The latest interventional device in the cardiologist’s toolbox is tiny. But revolutionary. The Medtronic Micra™ Transcatheter Pacing System is leadless and the smallest single chamber pacemaker in the world. It was approved by the FDA in April 2016, and is currently awaiting a national coverage determination by the Centers for Medicare and Medicaid Services (CMS).
Implanted directly into the heart’s right ventricle, the device benefits selected patients with arrhythmias, offering a lessinvasive alternative to conventional pacemakers. Placed by catheter through the femoral vein, it shows great promise for some patients who need single chamber pacing.
MedStar Union Memorial Hospital and MedStar Washington Hospital Center will be two of the first sites in the region to use the new leadless pacemaker. “This is an expansion of current technology to help patients avoid some long-term vascular risks,” says Glenn Meininger, MD, an electrophysiologist at MedStar Union Memorial Hospital. “It is best suited for patients with limited vascular access, such as the elderly or patients with kidney disease or a cancer history.”

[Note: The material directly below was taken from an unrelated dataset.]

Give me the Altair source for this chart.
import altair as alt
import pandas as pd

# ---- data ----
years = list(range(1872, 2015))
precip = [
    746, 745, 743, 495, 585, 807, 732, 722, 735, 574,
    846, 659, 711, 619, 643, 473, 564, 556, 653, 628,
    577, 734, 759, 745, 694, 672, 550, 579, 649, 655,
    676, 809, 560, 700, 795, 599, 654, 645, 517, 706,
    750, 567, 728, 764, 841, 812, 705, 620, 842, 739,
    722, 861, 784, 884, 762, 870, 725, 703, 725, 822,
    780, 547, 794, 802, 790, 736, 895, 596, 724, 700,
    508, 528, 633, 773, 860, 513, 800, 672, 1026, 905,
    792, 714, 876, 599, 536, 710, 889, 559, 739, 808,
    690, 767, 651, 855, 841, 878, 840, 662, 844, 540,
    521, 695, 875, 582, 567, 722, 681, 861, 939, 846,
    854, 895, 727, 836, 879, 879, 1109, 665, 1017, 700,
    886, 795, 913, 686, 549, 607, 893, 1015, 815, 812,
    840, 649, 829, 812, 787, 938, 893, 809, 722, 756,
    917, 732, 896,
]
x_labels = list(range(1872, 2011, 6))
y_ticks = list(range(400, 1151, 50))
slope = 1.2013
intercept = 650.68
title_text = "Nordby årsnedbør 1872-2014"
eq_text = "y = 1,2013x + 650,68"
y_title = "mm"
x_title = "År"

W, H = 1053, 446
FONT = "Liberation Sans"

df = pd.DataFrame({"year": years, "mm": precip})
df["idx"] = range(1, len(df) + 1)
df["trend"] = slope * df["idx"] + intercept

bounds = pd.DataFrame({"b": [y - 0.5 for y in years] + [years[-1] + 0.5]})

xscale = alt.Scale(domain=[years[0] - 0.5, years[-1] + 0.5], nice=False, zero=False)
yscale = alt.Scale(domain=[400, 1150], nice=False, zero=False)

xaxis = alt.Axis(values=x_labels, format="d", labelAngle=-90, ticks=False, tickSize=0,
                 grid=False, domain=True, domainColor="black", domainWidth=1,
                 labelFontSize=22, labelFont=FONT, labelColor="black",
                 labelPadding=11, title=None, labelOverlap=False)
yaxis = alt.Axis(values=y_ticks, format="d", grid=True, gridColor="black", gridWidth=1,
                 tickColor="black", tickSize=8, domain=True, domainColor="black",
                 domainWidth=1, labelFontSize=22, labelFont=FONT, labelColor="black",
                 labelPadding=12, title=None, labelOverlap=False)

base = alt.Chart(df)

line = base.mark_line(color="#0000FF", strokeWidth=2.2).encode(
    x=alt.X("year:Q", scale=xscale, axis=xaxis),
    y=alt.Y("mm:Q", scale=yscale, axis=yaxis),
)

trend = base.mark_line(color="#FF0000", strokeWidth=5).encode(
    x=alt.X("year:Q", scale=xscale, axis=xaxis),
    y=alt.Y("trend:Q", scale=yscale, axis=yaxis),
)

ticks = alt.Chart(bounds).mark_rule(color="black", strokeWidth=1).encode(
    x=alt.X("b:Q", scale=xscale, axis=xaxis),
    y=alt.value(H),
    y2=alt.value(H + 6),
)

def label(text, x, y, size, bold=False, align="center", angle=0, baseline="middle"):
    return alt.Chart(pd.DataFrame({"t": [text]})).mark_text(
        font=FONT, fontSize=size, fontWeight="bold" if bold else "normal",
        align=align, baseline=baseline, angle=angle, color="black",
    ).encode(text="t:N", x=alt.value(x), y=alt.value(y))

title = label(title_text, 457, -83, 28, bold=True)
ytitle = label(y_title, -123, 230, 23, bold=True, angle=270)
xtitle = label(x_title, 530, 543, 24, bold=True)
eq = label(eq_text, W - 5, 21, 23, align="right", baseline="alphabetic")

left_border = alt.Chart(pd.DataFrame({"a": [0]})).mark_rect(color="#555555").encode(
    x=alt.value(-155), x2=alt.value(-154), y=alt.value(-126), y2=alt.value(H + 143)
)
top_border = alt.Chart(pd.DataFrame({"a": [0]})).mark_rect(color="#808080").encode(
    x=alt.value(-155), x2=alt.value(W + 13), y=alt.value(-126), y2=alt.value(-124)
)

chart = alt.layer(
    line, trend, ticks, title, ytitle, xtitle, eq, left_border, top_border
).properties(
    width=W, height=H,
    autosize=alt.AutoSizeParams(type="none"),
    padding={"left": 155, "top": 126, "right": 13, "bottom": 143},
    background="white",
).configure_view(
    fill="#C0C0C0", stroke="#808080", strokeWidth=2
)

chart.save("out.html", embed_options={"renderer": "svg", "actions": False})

The device features a pacer and electrode in one unit, which is embedded in the right ventricle. The Micra is 93 percent smaller than conventional pacemakers. It is about the size of a large vitamin capsule and has a 12-year battery life. It adjusts to the patient’s heart rate automatically, sensing changes in the body related to activity level. It also enables patients to undergo MR imaging. Because there is no chest incision and no wires, the device results in faster recovery. “Having a wire connected to the device, there is a risk of infection or the wire can break,” Dr. Meininger explains. “This device limits that risk.”
In its current form, the Micra has limited use, Dr. Meininger cautions. Only 15 to 20 percent of patients would be eligible for this device as the current device only offers pacing in a single chamber of the heart, Dr. Meininger says. The real significance of this device is that it represents the wave of the future. “It highlights the transition to smaller, less invasive therapies that may allow rhythm management through micro technology,” Dr. Meininger concludes.